The gameplay is the same old mix of building, bashing and collecting that we've had in Lego Star Wars, Lego Indiana Jones, Lego Harry Potter and Lego Pirates of the Caribbean. There are still millions of Lego studs, gold bricks, vehicle parts and characters to collect, and the game is as forgiving, child-friendly and co-op focussed as its predecessors. If you're looking for a game that can keep the kids busy over the school holidays and/or keep adults entertained, then Lego Batman 2 is pretty much ideal.

That said, while every Lego game is sort-of the same, they always come with a twist. In some Lego games, like Pirates of the Caribbean and Lego Harry Potter, the twist is relatively minor, but Lego Batman 2 is, like the last Lego Star Wars, a bit more aggressive in pushing the boundaries. Here the twist is that the usual small hub, normally little more than just a handful of locations where you can unlock characters and access missions, has been replaced by a larger, open-world Gotham City. Here you can run, drive, leap and fight to your heart's content, tackling criminals, saving citizens in peril and collecting even more studs and gold bricks. There's not the level of content you'd expect in a proper open-world game, but there's enough to do to keep you busy in-between story missions, or keep you exploring and collecting once the main game is done.

It's a nice idea, even if you'll spend your first ten or so hours in the game simply racing through Gotham City en-route to the next story mission. Lego Batman 2 has a linear campaign, kicking off with a Gotham City awards dinner that turns into a super-powered brawl, and ending in a slightly too epic battle against a giant robot. Despite the DC Super Heroes subtitle and the promise of multiple playable heroes, the first half is almost entirely focused on Batman and Robin, with the traditional Lego gameplay broken up by a handful of vehicle chase and on-rails shooting sequences. This means that, where other Lego games can base their puzzles on having different characters with different capabilities, Lego Batman 2 works with a selection of costumes instead, which can only be changed when you find or construct specific changing pads.

It's not a huge change from the norm, but there are enough costumes with enough head-scratching, costume-swapping puzzles to keep you busy, with Robin's versatile acrobat and hazard suits making for some of the early game's best moments. Then, just at the halfway point where the game is threatening to grow a bit stale, Lego Batman 2 brings on Superman, and everything changes. Just as in the comics, Superman is indestructible, can fly, has super-strength, freezing breath and heat-rays coming from his eyes. For a handful of levels he becomes a Swiss Army knife for puzzle-solving and baddie-battering, and the focus of the puzzles changes to making sure that Batman and Robin can keep up. Flying is surprisingly well-handled, and all those abilities make Superman brilliant to play. Surprisingly, Lego Batman 2 might be the best Superman game ever made.
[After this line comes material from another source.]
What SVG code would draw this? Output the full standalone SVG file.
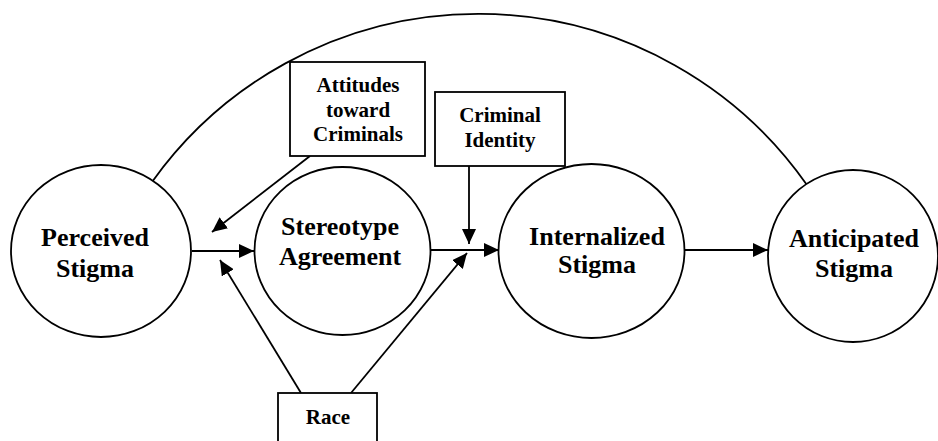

The campaign does have its weak points. The levels are long, and sometimes protractedly so, and the racing/flying/shooting sequences aren't the game's most entertaining. Batman and Superman's fellow DC heroes aren't brought in until the very last levels, and having to drive, walk or fly to the next mission sometimes interrupts the flow of the action, and can be a pain.
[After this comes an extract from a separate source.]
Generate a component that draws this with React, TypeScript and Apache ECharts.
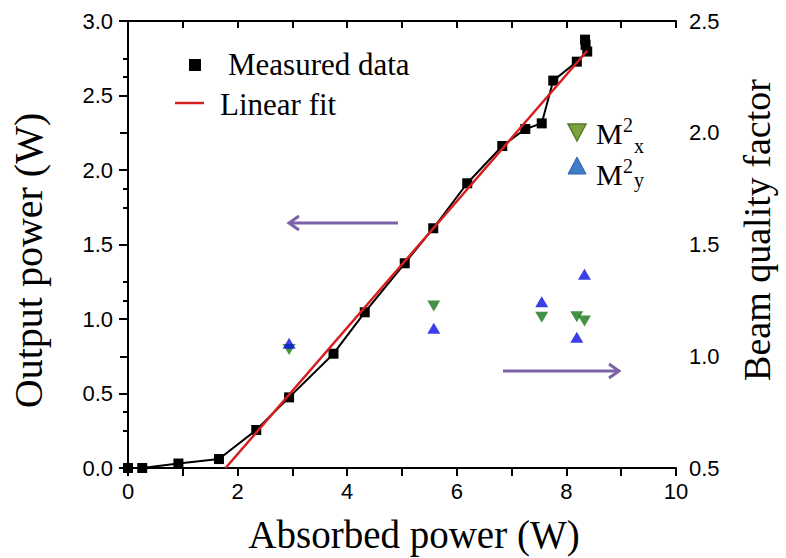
import React, { useEffect, useRef } from "react";
import * as echarts from "echarts";

// Measured output power vs absorbed power
const measuredX = [0, 0.26, 0.92, 1.66, 2.34, 2.94, 3.75, 4.32, 5.05, 5.57, 6.19, 6.83, 7.25, 7.55, 7.76, 8.19, 8.38, 8.35, 8.34];
const measuredY = [0.0, 0.0, 0.03, 0.06, 0.255, 0.474, 0.767, 1.045, 1.374, 1.609, 1.911, 2.161, 2.275, 2.313, 2.6, 2.727, 2.795, 2.84, 2.875];

// Linear fit end points
const fitX = [1.78, 8.38];
const fitY = [0.0, 2.8];

// Beam quality factors
const m2X = [2.94, 5.58, 7.55, 8.19, 8.33];
const m2xValues = [1.03, 1.225, 1.174, 1.177, 1.158];
const m2yValues = [1.058, 1.125, 1.244, 1.085, 1.367];

const SERIF = '"Liberation Serif", "Times New Roman", Times, serif';
const SANS = '"Liberation Sans", Arial, Helvetica, sans-serif';
const ARROW = "#7b62a8";

export default function App() {
  const ref = useRef<HTMLDivElement>(null);

  useEffect(() => {
    document.body.style.margin = "0";
    if (!ref.current) return;
    const chart = echarts.init(ref.current, undefined, { renderer: "svg" });

    const measured = measuredX.map((x, i) => [x, measuredY[i]]);
    const fit = fitX.map((x, i) => [x, fitY[i]]);
    const m2x = m2X.map((x, i) => [x, m2xValues[i]]);
    const m2y = m2X.map((x, i) => [x, m2yValues[i]]);

    const tickLabel = { color: "#000", fontFamily: SANS, fontSize: 22 };
    const axisLine = { show: true, lineStyle: { color: "#000", width: 2 } };

    chart.setOption({
      animation: false,
      backgroundColor: "#fff",
      grid: { left: 128, right: 110, top: 21, bottom: 90, containLabel: false, outerBoundsMode: "none" },
      xAxis: [
        {
          type: "value",
          min: 0,
          max: 10,
          interval: 2,
          position: "bottom",
          axisLine,
          axisTick: { show: true, inside: false, length: 8, lineStyle: { color: "#000", width: 2 } },
          minorTick: { show: true, splitNumber: 2, length: 8, lineStyle: { color: "#000", width: 2 } },
          splitLine: { show: false },
          axisLabel: { ...tickLabel, margin: 12 },
          name: "Absorbed power (W)",
          nameLocation: "middle",
          nameGap: 47,
          nameTextStyle: { color: "#000", fontFamily: SERIF, fontSize: 39, padding: [0, 0, 0, 24] },
        },
        {
          type: "value",
          min: 0,
          max: 10,
          interval: 1,
          position: "top",
          axisLine,
          axisTick: { show: true, inside: true, length: 7, lineStyle: { color: "#000", width: 2 } },
          axisLabel: { show: false },
          splitLine: { show: false },
        },
      ],
      yAxis: [
        {
          type: "value",
          min: 0,
          max: 3,
          interval: 0.5,
          position: "left",
          axisLine,
          axisTick: { show: true, inside: false, length: 9, lineStyle: { color: "#000", width: 2 } },
          minorTick: { show: true, splitNumber: 2, length: 5, lineStyle: { color: "#000", width: 2 } },
          splitLine: { show: false },
          axisLabel: { ...tickLabel, margin: 15, formatter: (v: number) => v.toFixed(1) },
          name: "Output power (W)",
          nameLocation: "middle",
          nameGap: 80,
          nameTextStyle: { color: "#000", fontFamily: SERIF, fontSize: 40, padding: [0, 32, 0, 0] },
        },
        {
          type: "value",
          min: 0.5,
          max: 2.5,
          interval: 0.5,
          position: "right",
          axisLine,
          axisTick: { show: true, inside: true, length: 8, lineStyle: { color: "#000", width: 2 } },
          minorTick: { show: true, splitNumber: 2, length: 5, lineStyle: { color: "#000", width: 2 } },
          splitLine: { show: false },
          axisLabel: { ...tickLabel, margin: 13, formatter: (v: number) => v.toFixed(1) },
          name: "Beam quality factor",
          nameLocation: "middle",
          nameGap: 62,
          nameTextStyle: { color: "#000", fontFamily: SERIF, fontSize: 38, padding: [0, 0, 0, 29] },
        },
      ],
      series: [
        {
          name: "Linear fit",
          type: "line",
          data: fit,
          xAxisIndex: 0,
          yAxisIndex: 0,
          showSymbol: false,
          symbol: "none",
          lineStyle: { color: "#d42020", width: 2.5 },
          z: 3,
          clip: false,
        },
        {
          name: "Measured data",
          type: "line",
          data: measured,
          xAxisIndex: 0,
          yAxisIndex: 0,
          symbol: "rect",
          symbolSize: 10,
          itemStyle: { color: "#000" },
          lineStyle: { color: "#000", width: 2 },
          z: 2,
          clip: false,
        },
        {
          name: "M2x",
          type: "scatter",
          data: m2x,
          xAxisIndex: 0,
          yAxisIndex: 1,
          symbol: "triangle",
          symbolRotate: 180,
          symbolSize: [13, 11],
          itemStyle: { color: "#177517" },
          z: 4,
        },
        {
          name: "M2y",
          type: "scatter",
          data: m2y,
          xAxisIndex: 0,
          yAxisIndex: 1,
          symbol: "triangle",
          symbolSize: [13, 11],
          itemStyle: { color: "#0a10e0" },
          z: 5,
        },
      ],
      graphic: [
        // Legend: measured / fit
        { type: "rect", shape: { x: 189, y: 59, width: 12, height: 12 }, style: { fill: "#000" } },
        { type: "text", x: 228, y: 64, style: { text: "Measured data", font: `31px ${SERIF}`, fill: "#000", verticalAlign: "middle" } },
        { type: "line", shape: { x1: 175, y1: 103, x2: 204, y2: 103 }, style: { stroke: "#d42020", lineWidth: 2.5 } },
        { type: "text", x: 220, y: 104, style: { text: "Linear fit", font: `31px ${SERIF}`, fill: "#000", verticalAlign: "middle" } },
        // Legend: M2
        { type: "polygon", shape: { points: [[568, 124], [586, 124], [577, 141]] }, style: { fill: "#7aa23e", stroke: "#557a2a", lineWidth: 1.5 } },
        { type: "text", x: 596, y: 133, style: { text: "M", font: `30px ${SERIF}`, fill: "#000", verticalAlign: "middle" } },
        { type: "text", x: 623, y: 125, style: { text: "2", font: `20px ${SERIF}`, fill: "#000", verticalAlign: "middle" } },
        { type: "text", x: 634, y: 146, style: { text: "x", font: `20px ${SERIF}`, fill: "#000", verticalAlign: "middle" } },
        { type: "polygon", shape: { points: [[577, 157], [586, 174], [568, 174]] }, style: { fill: "#3f7cc8", stroke: "#2f62a8", lineWidth: 1 } },
        { type: "text", x: 596, y: 174, style: { text: "M", font: `30px ${SERIF}`, fill: "#000", verticalAlign: "middle" } },
        { type: "text", x: 623, y: 166, style: { text: "2", font: `20px ${SERIF}`, fill: "#000", verticalAlign: "middle" } },
        { type: "text", x: 634, y: 180, style: { text: "y", font: `20px ${SERIF}`, fill: "#000", verticalAlign: "middle" } },
        // Arrows
        { type: "line", shape: { x1: 289, y1: 223, x2: 398, y2: 223 }, style: { stroke: ARROW, lineWidth: 3 } },
        { type: "polyline", shape: { points: [[299, 216], [289, 223], [299, 230]] }, style: { stroke: ARROW, lineWidth: 3, fill: null } },
        { type: "line", shape: { x1: 503, y1: 371, x2: 619, y2: 371 }, style: { stroke: ARROW, lineWidth: 3 } },
        { type: "polyline", shape: { points: [[609, 364], [619, 371], [609, 378]] }, style: { stroke: ARROW, lineWidth: 3, fill: null } },
      ],
    });

    return () => chart.dispose();
  }, []);

  return <div ref={ref} style={{ width: 786, height: 558 }} />;
}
Yet you'll be willing to forgive Lego Batman 2 any weakness, just because it still has that great Lego charm. You may or many not like the addition of voices, as all the mugging and miming during the classic scene re-enactments was always part of the fun, but it actually works pretty well. The characterisation of Batman as a grump, Robin as a too-keen youngster and Superman as an overbearing, do-it-all do-gooder adds to the enjoyment, and there's certainly no shortage of smartass in-jokes and slapstick gags.

Meanwhile, the decision to root the game in the Tim Burton/Joel Schumacher era of Batman is a touch of genius. You get the great Danny Elfman theme, the grandiose architecture and the slightly camp tone, and it all works better for a Lego game than, say, the Christopher Nolan Dark Knight cycle would. We might not expect Lego games to feature cutting-edge graphics, but the most recent titles have all impressed with their strong design, great lighting and lavish detail. Lego Batman 2 is possible the best-looking Lego game yet.
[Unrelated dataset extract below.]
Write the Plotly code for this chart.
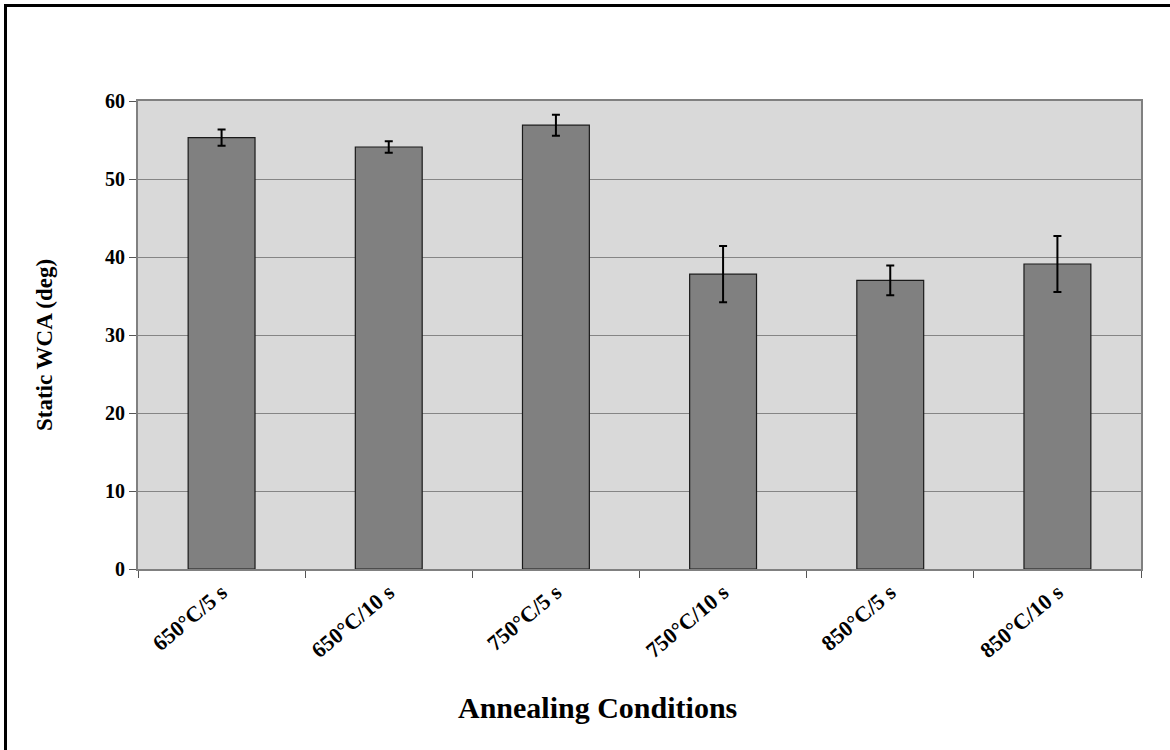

More importantly, it's the deepest. Completing a Lego game is never about simply working your way through the levels. It's about coming back to re-explore them with different characters, finding new areas and hidden collectibles and making sure you get every last stud. It's about making sure you've unlocked every hero, bystander and villain, and using all their powers everywhere you can. This Lego Batman 2 does just like every other Lego title, but having an open world Gotham City just extends the experience that little bit further.

Having characters with flight might seem to make things a bit too easy, but TT Games has found ingenious ways to make you work with the more ground-bound heroes instead, and the range of vehicles and costumes means that this bigger Lego sandbox gets the toys it needs to make things fun. In fact, there are enough super villains spread around Gotham to ensure that the adventure doesn't have to end even when the main story has finished.


Lego Batman 2 doesn't rewrite the Lego rulebook, but there are enough twists to the formula to keep it fresh and fun, while the larger, open-world hub adds a new level of depth. It's a great single-player game, an even better co-op game, and one of the most enjoyable family games you'll play this year.

There are some minor problems with the action and the pacing, but the charm and humour more than make up for them. Opinions will differ on whether this is the best Lego game, but it's a big improvement on the first Lego Batman and a game that could easily keep kids and adults alike absorbed for months.